According to 2007 statistics, the nationwide rate of seat belt usage in the United States is 82 percent. In Louisiana, it’s somewhat lower at about 75 percent. This rate of usage ranks Louisiana 42nd in the nation.
The bottom line: This is something upon which our state urgently needs to improve.
To improve seat belt usage is to save lives. Wearing a seat belt improves one’s chances of surviving a crash by 45 percent. Consider this: In 2007, more than 65 percent of people killed on Louisiana’s highways were not buckled up. How many of these lives could have been saved had these people been wearing their seat belts?
Here is another sad statistic: Nationwide, more than 2,500 people between ages 16 to 20 who were killed in crashes were not wearing seat belts – more than in almost any other age group.
In fact, more than 4,500 people in this age group were killed in crashes – a higher number than in all but one other age group. This is especially horrifying when considering that drivers in this age group make up less than 10 percent of all drivers.
With that in mind, it is evident that the time has come for a new tactic to improve seat belt usage. I am convinced that a good way to increase seat belt usage – not only in Louisiana, but across the nation – is to teach good habits at an early age. We need to start reinforcing the importance of wearing a seat belt with our youngest citizens before they get a driver’s license.
This spring, the Louisiana Highway Safety Commission will be participating in a national pilot program that involves reaching out to young people regarding seat belt usage.
The purpose of the program, which involves holding events at schools and other places that are geared to youngsters, is to determine the best method or program for convincing our youth to wear their seat belts.
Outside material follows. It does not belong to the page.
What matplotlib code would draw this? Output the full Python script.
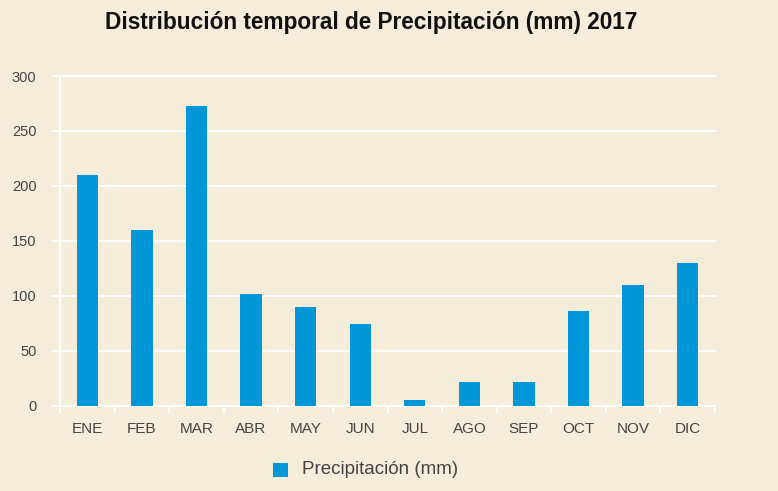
import matplotlib.pyplot as plt
import matplotlib.patches as patches
import numpy as np

# Data
meses = ['ENE', 'FEB', 'MAR', 'ABR', 'MAY', 'JUN', 'JUL', 'AGO', 'SEP', 'OCT', 'NOV', 'DIC']
precipitacion = [210, 160, 273, 102, 90, 74, 5, 22, 22, 86, 110, 130]
y_ticks = [0, 50, 100, 150, 200, 250, 300]

bg = '#F5EDD9'
bar_color = '#0096D8'
text_color = '#444444'
font = ['Liberation Sans Narrow', 'Liberation Sans', 'DejaVu Sans']

fig = plt.figure(figsize=(7.78, 4.91), dpi=100)
fig.patch.set_facecolor(bg)
ax = fig.add_axes([60 / 778, 85.3 / 491, 655 / 778, 329.7 / 491])
ax.set_facecolor(bg)

x = np.arange(len(meses))
ax.bar(x, precipitacion, width=0.39, color=bar_color, zorder=3)

ax.set_xlim(-0.5, len(meses) - 0.5)
ax.set_ylim(0, 300)

# white gridlines, extending a bit left of the axis
for t in y_ticks:
    ax.plot([-0.63, len(meses) - 0.5], [t, t], color='white', linewidth=1.5,
            clip_on=False, zorder=1)

for s in ['top', 'right', 'bottom']:
    ax.spines[s].set_visible(False)
ax.spines['left'].set_color('white')
ax.spines['left'].set_linewidth(1.5)

# category boundary ticks below the axis
for b in np.arange(-0.5, len(meses), 1.0):
    ax.plot([b, b], [0, -6], color='white', linewidth=1.5, clip_on=False, zorder=1)

ax.set_yticks(y_ticks)
ax.set_yticklabels([str(t) for t in y_ticks], fontsize=10.5, color=text_color, family=font)
ax.tick_params(axis='y', length=0, pad=17)
ax.set_xticks(x)
ax.set_xticklabels(meses, fontsize=11, color=text_color, family=font)
ax.tick_params(axis='x', length=0, pad=12)

fig.text(0.477, 0.955, 'Distribución temporal de Precipitación (mm) 2017',
         ha='center', va='center', fontsize=16.3, fontweight='bold',
         color='#111111', family=['Liberation Sans', 'DejaVu Sans'])

# legend
fig.patches.append(patches.Rectangle((273 / 778, (491 - 477) / 491), 15 / 778, 14 / 491,
                                     transform=fig.transFigure, facecolor=bar_color,
                                     edgecolor='none'))
fig.text(302 / 778, (491 - 470) / 491, 'Precipitación (mm)', ha='left', va='center',
         fontsize=13.5, color=text_color, family=font)

plt.savefig('out.png', dpi=100, facecolor=bg)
Even as I write this column, the LHSC is working hard to develop messages that teenagers will take to heart.
We will also be emphasizing to both teens and older motorists the importance of buckling up when riding in the back seat.
Studies have shown that riding unbuckled in the rear seat is risky for both that individual and those in the front seat. A study by the American Medical Association estimated that one in six crash deaths of drivers or front-seat passengers could be prevented if passengers in the back seat were buckled up.
All highway deaths are tragic, but the loss of a young life seems so much sadder. Law enforcement officers across Louisiana say that one of the hardest things they have to do is inform parents that their child was killed in a crash.
At the LHSC, we’re working to save lives. Convincing our younger generations to respect our important traffic laws will help keep Louisiana roadways safe both now and in the future.